··· Material supplied

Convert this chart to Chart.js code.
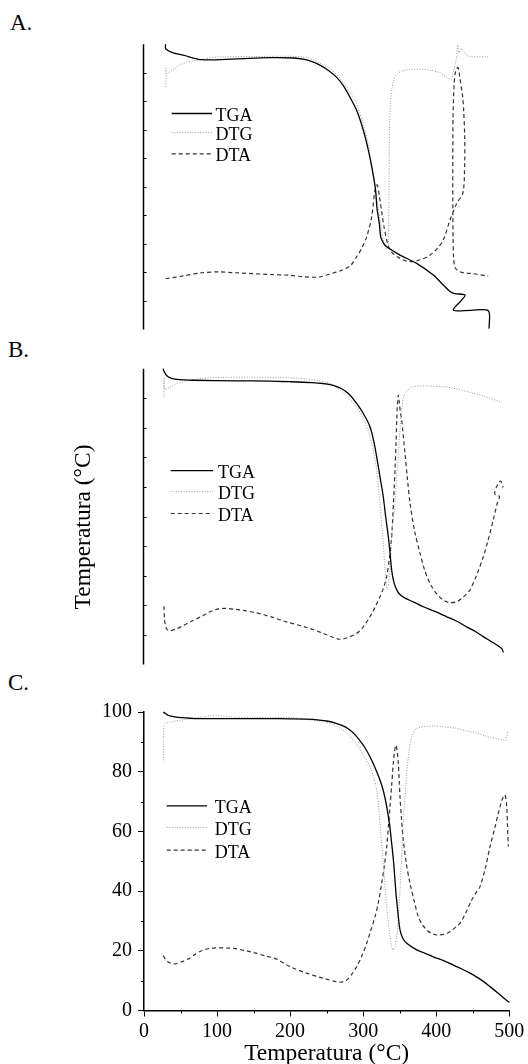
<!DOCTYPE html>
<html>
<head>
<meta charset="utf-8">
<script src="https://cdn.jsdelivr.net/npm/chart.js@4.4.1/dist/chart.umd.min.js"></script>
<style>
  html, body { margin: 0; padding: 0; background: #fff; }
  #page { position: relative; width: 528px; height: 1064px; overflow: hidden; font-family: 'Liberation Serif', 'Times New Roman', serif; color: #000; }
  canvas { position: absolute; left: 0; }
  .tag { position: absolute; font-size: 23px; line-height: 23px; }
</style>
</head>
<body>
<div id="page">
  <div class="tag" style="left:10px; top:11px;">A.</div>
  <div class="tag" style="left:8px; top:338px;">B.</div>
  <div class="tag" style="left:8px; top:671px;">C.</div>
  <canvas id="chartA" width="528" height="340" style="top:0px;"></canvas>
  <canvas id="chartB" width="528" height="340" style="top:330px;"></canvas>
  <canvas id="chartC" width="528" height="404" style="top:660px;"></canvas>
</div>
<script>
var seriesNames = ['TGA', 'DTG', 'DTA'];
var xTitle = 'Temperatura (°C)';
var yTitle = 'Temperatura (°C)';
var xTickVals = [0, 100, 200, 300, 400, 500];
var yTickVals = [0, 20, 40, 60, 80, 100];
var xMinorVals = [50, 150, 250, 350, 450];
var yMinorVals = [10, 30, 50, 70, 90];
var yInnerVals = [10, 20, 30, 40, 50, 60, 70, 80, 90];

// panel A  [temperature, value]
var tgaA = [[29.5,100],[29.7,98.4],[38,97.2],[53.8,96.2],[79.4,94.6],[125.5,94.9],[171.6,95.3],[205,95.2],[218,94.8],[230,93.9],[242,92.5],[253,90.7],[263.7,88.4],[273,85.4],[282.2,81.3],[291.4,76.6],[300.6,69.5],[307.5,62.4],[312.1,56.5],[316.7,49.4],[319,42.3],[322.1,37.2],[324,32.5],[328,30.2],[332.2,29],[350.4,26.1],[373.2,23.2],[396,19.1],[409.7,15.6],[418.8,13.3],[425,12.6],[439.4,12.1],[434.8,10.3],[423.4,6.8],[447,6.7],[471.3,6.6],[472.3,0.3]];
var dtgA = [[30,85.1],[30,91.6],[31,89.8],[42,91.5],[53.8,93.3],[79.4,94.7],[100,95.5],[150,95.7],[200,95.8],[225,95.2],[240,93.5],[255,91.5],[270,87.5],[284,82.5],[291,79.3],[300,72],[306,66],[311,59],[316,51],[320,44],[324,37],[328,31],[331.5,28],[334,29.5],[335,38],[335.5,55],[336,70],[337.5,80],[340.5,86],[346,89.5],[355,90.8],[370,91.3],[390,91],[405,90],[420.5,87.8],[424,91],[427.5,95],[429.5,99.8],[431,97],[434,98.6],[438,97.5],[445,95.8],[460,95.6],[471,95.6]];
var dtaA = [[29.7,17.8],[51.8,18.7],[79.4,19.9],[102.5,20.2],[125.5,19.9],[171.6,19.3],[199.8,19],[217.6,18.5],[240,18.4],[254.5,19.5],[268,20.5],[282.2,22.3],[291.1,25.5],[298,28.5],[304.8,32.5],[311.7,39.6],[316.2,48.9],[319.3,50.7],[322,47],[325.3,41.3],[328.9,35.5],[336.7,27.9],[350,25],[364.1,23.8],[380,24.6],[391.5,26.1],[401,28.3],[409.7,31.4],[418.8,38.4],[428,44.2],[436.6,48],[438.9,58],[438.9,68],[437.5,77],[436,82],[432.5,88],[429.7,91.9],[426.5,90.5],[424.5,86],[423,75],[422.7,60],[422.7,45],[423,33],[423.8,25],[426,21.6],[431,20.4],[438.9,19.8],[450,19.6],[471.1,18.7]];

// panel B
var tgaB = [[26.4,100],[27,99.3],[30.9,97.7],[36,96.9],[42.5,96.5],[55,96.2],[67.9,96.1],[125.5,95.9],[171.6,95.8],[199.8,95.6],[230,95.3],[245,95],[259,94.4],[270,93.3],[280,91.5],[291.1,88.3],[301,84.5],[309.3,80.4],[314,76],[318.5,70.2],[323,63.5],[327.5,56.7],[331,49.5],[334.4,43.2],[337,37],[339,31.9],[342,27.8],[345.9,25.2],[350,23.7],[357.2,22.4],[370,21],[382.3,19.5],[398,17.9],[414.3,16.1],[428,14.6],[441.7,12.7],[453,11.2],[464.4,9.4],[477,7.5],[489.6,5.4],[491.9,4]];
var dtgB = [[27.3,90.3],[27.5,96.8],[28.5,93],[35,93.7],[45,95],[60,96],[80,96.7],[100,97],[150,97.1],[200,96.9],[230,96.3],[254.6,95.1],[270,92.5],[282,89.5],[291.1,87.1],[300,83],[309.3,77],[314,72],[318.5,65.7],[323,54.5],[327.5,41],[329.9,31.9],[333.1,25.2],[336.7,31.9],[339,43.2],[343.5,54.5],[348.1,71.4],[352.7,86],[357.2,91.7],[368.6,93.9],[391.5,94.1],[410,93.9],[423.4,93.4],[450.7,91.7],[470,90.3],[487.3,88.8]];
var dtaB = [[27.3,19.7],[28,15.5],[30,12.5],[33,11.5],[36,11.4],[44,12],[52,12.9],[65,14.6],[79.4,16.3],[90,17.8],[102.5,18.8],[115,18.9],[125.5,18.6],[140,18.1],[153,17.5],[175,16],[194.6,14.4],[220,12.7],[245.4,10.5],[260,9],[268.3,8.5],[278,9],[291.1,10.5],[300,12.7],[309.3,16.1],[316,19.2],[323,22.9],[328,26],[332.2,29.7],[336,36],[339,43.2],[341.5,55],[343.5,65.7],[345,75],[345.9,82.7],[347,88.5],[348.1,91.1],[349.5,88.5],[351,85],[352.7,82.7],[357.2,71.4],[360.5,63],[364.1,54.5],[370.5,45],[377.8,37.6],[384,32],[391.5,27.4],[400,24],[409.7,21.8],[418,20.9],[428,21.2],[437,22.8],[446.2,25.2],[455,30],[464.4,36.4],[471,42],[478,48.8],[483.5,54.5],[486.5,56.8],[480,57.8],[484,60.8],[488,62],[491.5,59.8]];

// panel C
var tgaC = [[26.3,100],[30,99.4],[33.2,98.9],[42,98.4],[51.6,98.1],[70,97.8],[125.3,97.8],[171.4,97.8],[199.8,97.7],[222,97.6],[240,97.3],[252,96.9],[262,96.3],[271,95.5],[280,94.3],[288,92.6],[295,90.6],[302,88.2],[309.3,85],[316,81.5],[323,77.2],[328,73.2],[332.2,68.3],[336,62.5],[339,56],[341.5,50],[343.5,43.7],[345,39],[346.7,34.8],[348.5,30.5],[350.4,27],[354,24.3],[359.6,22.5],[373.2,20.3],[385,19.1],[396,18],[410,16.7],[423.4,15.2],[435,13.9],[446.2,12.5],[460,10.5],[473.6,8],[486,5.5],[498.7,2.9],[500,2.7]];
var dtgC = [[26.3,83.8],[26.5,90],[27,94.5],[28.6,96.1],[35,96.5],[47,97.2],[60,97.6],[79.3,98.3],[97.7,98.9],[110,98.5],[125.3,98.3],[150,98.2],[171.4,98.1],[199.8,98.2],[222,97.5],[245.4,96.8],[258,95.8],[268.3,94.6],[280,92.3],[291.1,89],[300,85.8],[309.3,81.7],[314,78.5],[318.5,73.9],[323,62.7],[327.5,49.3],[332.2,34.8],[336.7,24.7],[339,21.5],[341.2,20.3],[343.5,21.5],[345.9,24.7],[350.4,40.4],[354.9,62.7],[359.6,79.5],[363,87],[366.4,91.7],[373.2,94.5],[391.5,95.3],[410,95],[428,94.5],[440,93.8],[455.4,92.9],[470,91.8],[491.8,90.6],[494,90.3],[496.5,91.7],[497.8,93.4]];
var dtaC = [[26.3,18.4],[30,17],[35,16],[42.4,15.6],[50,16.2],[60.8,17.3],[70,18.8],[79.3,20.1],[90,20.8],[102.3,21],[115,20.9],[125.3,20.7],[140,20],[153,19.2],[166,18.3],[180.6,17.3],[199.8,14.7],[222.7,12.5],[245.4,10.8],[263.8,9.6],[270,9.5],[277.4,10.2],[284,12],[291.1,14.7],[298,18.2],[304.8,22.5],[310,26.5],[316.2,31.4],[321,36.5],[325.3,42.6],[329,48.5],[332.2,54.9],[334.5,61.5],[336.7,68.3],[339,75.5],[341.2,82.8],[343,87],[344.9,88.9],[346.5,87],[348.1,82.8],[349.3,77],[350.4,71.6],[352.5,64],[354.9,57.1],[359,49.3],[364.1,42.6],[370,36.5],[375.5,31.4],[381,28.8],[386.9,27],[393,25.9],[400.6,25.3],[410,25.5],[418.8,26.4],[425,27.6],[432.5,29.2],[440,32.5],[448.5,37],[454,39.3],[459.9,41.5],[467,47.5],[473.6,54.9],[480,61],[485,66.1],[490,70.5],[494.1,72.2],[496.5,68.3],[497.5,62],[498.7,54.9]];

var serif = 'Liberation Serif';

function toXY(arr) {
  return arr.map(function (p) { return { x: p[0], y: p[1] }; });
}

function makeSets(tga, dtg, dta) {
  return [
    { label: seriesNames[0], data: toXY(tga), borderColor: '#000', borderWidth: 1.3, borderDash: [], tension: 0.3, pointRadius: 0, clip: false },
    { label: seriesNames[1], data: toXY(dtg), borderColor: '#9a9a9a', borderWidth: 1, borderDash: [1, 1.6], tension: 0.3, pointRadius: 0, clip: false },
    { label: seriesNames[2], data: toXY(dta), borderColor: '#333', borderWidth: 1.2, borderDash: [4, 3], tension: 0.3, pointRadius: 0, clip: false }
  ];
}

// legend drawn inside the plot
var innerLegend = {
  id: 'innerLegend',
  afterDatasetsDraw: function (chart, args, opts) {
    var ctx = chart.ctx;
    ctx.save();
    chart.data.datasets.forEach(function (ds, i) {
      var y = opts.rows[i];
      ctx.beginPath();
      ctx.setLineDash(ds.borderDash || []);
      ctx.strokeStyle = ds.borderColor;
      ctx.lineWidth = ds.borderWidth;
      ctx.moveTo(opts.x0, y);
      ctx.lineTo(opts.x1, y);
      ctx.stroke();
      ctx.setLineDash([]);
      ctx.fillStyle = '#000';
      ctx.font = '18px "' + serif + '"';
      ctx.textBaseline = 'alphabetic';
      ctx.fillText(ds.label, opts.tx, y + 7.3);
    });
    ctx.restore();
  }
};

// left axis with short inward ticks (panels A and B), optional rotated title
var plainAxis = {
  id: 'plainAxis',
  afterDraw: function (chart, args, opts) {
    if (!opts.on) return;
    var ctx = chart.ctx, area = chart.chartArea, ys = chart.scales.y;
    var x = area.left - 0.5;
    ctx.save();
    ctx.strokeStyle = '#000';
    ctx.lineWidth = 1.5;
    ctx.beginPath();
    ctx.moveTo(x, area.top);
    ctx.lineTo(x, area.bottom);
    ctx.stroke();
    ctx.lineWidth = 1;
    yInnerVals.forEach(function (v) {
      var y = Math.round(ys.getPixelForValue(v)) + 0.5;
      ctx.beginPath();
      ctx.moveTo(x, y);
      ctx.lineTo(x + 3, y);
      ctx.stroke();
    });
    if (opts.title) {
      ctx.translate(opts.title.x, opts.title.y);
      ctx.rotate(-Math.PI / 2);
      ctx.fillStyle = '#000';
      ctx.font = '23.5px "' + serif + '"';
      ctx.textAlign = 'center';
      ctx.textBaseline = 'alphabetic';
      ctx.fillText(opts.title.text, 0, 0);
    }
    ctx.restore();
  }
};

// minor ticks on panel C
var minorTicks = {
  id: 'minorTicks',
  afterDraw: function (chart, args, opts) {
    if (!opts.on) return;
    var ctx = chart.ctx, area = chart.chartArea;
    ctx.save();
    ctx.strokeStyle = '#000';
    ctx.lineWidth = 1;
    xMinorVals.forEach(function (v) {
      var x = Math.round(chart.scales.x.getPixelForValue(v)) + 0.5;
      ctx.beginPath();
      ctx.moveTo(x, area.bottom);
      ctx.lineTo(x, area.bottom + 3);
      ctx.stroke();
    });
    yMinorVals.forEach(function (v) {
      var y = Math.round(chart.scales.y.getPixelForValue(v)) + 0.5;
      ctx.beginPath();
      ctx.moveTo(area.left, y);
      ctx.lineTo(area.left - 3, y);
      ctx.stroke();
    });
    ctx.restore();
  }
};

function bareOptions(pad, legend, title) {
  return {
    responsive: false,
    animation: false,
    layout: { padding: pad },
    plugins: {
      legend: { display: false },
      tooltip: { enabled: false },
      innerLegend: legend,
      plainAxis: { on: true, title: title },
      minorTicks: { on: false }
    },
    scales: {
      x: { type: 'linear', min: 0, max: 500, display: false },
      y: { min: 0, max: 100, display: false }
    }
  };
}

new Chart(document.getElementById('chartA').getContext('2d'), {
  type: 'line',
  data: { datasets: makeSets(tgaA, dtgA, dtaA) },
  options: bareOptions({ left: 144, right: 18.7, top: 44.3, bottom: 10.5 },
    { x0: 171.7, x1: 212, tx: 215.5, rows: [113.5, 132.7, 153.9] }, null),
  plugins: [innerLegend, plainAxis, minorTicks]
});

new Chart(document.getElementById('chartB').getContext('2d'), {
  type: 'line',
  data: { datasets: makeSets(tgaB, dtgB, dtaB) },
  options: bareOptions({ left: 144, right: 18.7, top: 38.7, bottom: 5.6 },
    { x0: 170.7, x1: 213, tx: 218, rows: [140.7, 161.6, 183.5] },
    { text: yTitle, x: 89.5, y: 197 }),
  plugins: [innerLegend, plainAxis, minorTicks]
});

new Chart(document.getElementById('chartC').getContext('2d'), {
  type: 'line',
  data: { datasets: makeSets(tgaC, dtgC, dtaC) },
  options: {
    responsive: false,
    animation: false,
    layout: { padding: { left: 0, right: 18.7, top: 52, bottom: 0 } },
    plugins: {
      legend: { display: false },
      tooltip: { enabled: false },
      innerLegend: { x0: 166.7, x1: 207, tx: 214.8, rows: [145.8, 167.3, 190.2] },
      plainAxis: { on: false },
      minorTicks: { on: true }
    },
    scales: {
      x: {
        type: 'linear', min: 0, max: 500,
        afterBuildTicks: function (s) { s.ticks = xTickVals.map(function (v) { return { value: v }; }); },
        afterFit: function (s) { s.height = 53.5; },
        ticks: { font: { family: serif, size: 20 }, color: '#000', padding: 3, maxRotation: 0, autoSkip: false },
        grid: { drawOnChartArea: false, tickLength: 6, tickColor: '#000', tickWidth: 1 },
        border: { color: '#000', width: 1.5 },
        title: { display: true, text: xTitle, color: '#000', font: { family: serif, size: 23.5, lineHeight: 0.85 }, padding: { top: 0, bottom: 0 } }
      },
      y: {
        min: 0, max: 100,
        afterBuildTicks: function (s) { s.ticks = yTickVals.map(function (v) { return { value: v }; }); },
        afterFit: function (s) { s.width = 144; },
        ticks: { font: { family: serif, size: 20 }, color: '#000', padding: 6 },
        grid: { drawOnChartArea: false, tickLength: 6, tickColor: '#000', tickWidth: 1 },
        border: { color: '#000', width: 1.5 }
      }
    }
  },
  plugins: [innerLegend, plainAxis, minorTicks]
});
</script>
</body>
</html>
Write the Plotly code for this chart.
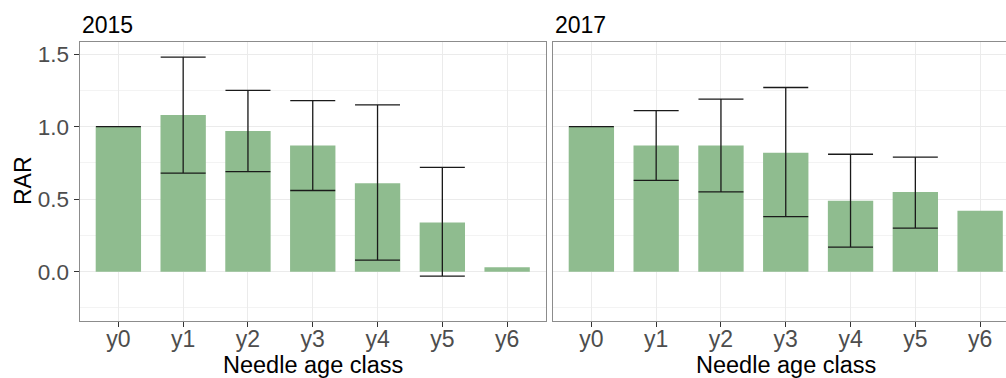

······

▶ **Exercise aim**: Return each line that includes "this".

▶ **Solved problem**:
Convert this chart to Chart.js code.
Write the Plotly code for this chart.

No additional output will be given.